In 1886 Cutter self-published a collection of his poems titled The Long Island Farmer's Poems, which included an autographed picture of Mark Twain as well as a mention of being Twain's Poet Lariat on the title page.

===Death===
Cutter died in 1906 at the age of 89. A tall granite gravestone marks his burial site in the cemetery of the Zion Episcopal Church in Douglaston, Queens, to which he had once made a sizable donation. His residuary estate, valued at nearly $500,000, was willed to the American Bible Society. His vast collection of books, antiques, art, travel mementoes and various other items (including "as hot a bunch of waistcoats as ever appeared on Broadway") was sold at auction.

==Publications==
- "Poetical lecture, suggested after seeing the model of Solomon's temple." L.I. Times Office, 1860. 20 pages.
- "Long Island farmer on congressmen." Little Neck, N.Y., 1860. 1 page.
- "Long Island farmer, musing on a wheel-barrow, while waiting for his neighbor to turn out." Little Neck, N.Y., 1861. 1 page.

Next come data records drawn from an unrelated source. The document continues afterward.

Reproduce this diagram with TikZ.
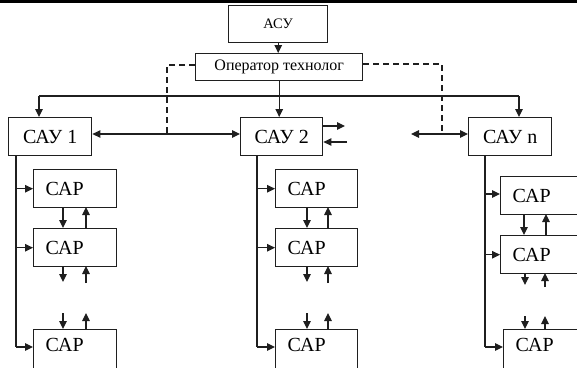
\documentclass[tikz,border=0pt]{standalone}
\usepackage{fontspec}
\setmainfont{Liberation Serif}
\usetikzlibrary{arrows.meta,calc}
\begin{document}
\begin{tikzpicture}[x=1pt,y=-1pt,
  box/.style={draw=black!88, line width=1.4pt, rectangle, inner sep=0pt, anchor=north west},
  saubox/.style={box, minimum height=38pt, font=\fontsize{20}{22}\selectfont},
  capbox/.style={box, minimum height=38pt, text width=#1, inner xsep=12pt, align=left, font=\fontsize{20}{22}\selectfont},
  ln/.style={draw=black!88, line width=1.2pt},
  arr/.style={ln, -{Triangle[length=8pt,width=7.5pt]}},
  arrb/.style={ln, {Triangle[length=8pt,width=7.5pt]}-{Triangle[length=8pt,width=7.5pt]}},
  dsh/.style={draw=black!88, line width=1.2pt, dash pattern=on 6pt off 4pt}
]
\useasboundingbox (0,0) rectangle (577,367);
\clip (0,0) rectangle (577,367);
\fill[black] (0,0) rectangle (577,2.5);

% top
\node[box, minimum width=99pt, minimum height=37pt, font=\fontsize{14.5}{16}\selectfont] (asu) at (228,5) {АСУ};
\node[box, minimum width=167pt, minimum height=27pt, font=\fontsize{16}{18}\selectfont] (op) at (195,53) {Оператор технолог};

% SAU
\node[saubox, minimum width=83pt] (sau1) at (8,117) {САУ 1};
\node[saubox, minimum width=82pt] (sau2) at (240,117) {САУ 2};
\node[saubox, minimum width=83pt] (saun) at (468,117) {САУ n};

% CAP left
\node[capbox=59pt] (l1) at (33,169) {САР};
\node[capbox=59pt] (l2) at (33,228) {САР};
\node[capbox=59pt, minimum height=45pt, text depth=14pt] (l3) at (33,329) {САР};
% CAP middle
\node[capbox=58pt] (m1) at (275,169) {САР};
\node[capbox=58pt] (m2) at (275,228) {САР};
\node[capbox=58pt, minimum height=45pt, text depth=14pt] (m3) at (275,329) {САР};
% CAP right
\node[capbox=66pt] (r1) at (500,176) {САР};
\node[capbox=66pt] (r2) at (500,235) {САР};
\node[capbox=66pt, minimum height=45pt, text depth=14pt] (r3) at (503,329) {САР};

% coordinates
\coordinate (busL) at (39,96);
\coordinate (busR) at (519,96);
\coordinate (dL) at (167,65);
\coordinate (dR) at (442,64);
\coordinate (jL) at (167,134);
\coordinate (jR) at (442,134);
\coordinate (freeL) at (411,134);
\coordinate (o2) at (345,126);
\coordinate (i2) at (347,142);

% top connectors
\draw[arr] (asu.south) -- (asu.south |- op.north);
\draw[ln] (busL) -- (busR);
\draw[arr] (op.south) -- (op.south |- sau2.north);
\draw[arr] (busL) -- (busL |- sau1.north);
\draw[arr] (busR) -- (busR |- saun.north);

% dashed
\draw[dsh] (op.west |- dL) -- (dL) -- (jL);
\draw[dsh] (op.east |- dR) -- (dR) -- (jR);

% horizontal links
\draw[arrb] (sau1.east |- jL) -- (sau2.west |- jL);
\draw[arrb] (freeL) -- (saun.west |- freeL);
\draw[arr] (sau2.east |- o2) -- (o2);
\draw[arr] (i2) -- (sau2.east |- i2);

% vertical feeders
\coordinate (vl) at (16,155);
\coordinate (vm) at (257,155);
\coordinate (vr) at (485,155);
\draw[ln] (vl) -- (vl |- 0,347);
\draw[ln] (vm) -- (vm |- 0,347);
\draw[ln] (vr) -- (vr |- 0,347);
\draw[arr] (vl |- l1.west) -- (l1.west);
\draw[arr] (vl |- l2.west) -- (l2.west);
\draw[arr] (vl |- 0,347) -- (l3.west |- 0,347);
\draw[arr] (vm |- m1.west) -- (m1.west);
\draw[arr] (vm |- m2.west) -- (m2.west);
\draw[arr] (vm |- 0,347) -- (m3.west |- 0,347);
\draw[arr] (vr |- 0,194) -- (r1.west |- 0,194);
\draw[arr] (vr |- r2.west) -- (r2.west);
\draw[arr] (vr |- 0,347) -- (r3.west |- 0,347);

% left column inter-box arrows
\draw[arr] (63,207) -- (63,228);
\draw[arr] (86,228) -- (86,207);
\draw[arr] (63,266) -- (63,282);
\draw[arr] (86,283) -- (86,266);
\draw[arr] (63,313) -- (63,329);
\draw[arr] (86,329) -- (86,313);
% middle column
\draw[arr] (307,207) -- (307,228);
\draw[arr] (328,228) -- (328,207);
\draw[arr] (307,266) -- (307,282);
\draw[arr] (328,283) -- (328,266);
\draw[arr] (307,313) -- (307,329);
\draw[arr] (328,329) -- (328,313);
% right column
\draw[arr] (524,214) -- (524,235);
\draw[arr] (546,235) -- (546,214);
\draw[arr] (525,273) -- (525,285);
\draw[arr] (545,287) -- (545,273);
\draw[arr] (525,316) -- (525,329);
\draw[arr] (545,329) -- (545,316);
\end{tikzpicture}
\end{document}
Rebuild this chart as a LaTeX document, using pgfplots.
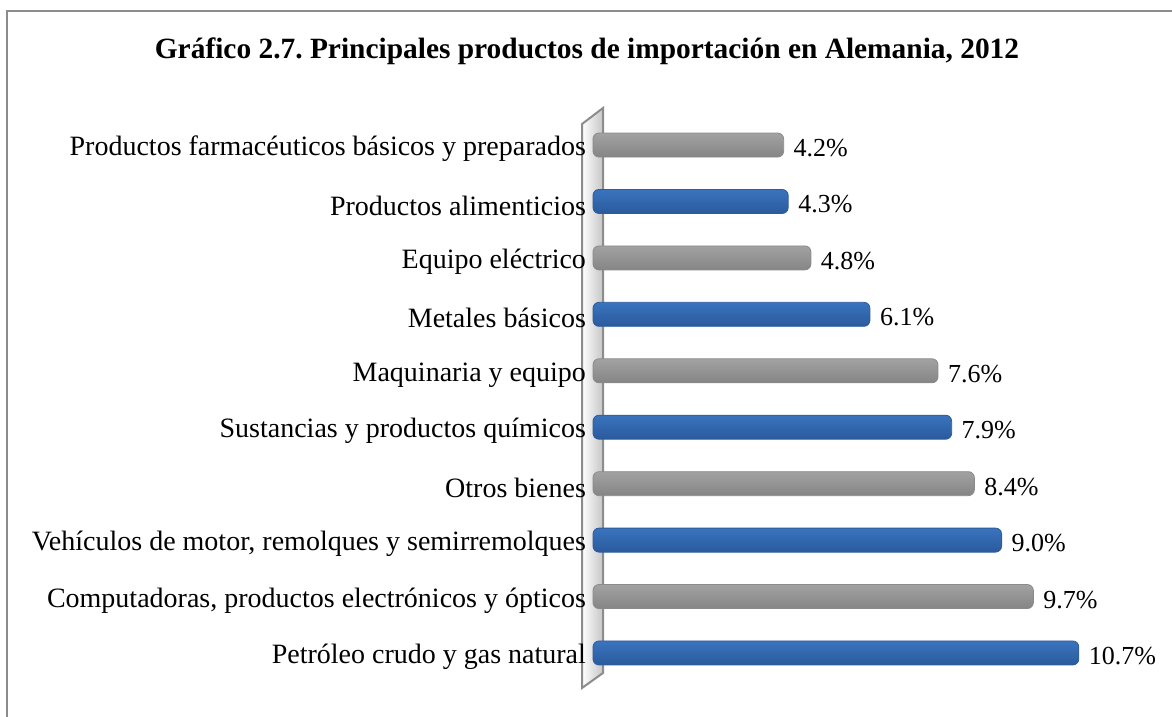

- "Eulogy on General Scott." Little Neck, L.I., 1861. 8 pages.
- "A poem on the New England kitchen." Little Neck, L.I., 1864. 8 pages.
- "Long Island farmer to the memory of John A. Van Nostrand, known as "Jack," in Mark Twain's Innocents' abroad." Little Neck, N.Y., 1879. 1 page.
- "Lines on the Egyptian obelisk 'Cleopatra's Needle.'" Flushing, N.Y., W. R. Burling, Printer, 1881. 8 pages.
- "The Long Island farmer's poems: lines written on the "Quaker City" excursion to Palestine, and other poems." New York, N. Tibbals & sons (published for the author). 1886. 499 pages.
- "Long Island farmer on the burning of his mill, on the morning of December, and its history." Little Neck, N.Y., 1889. 1 page.
- "Poems." Berkeley, Calif. Hart Press, 1948. 1 page.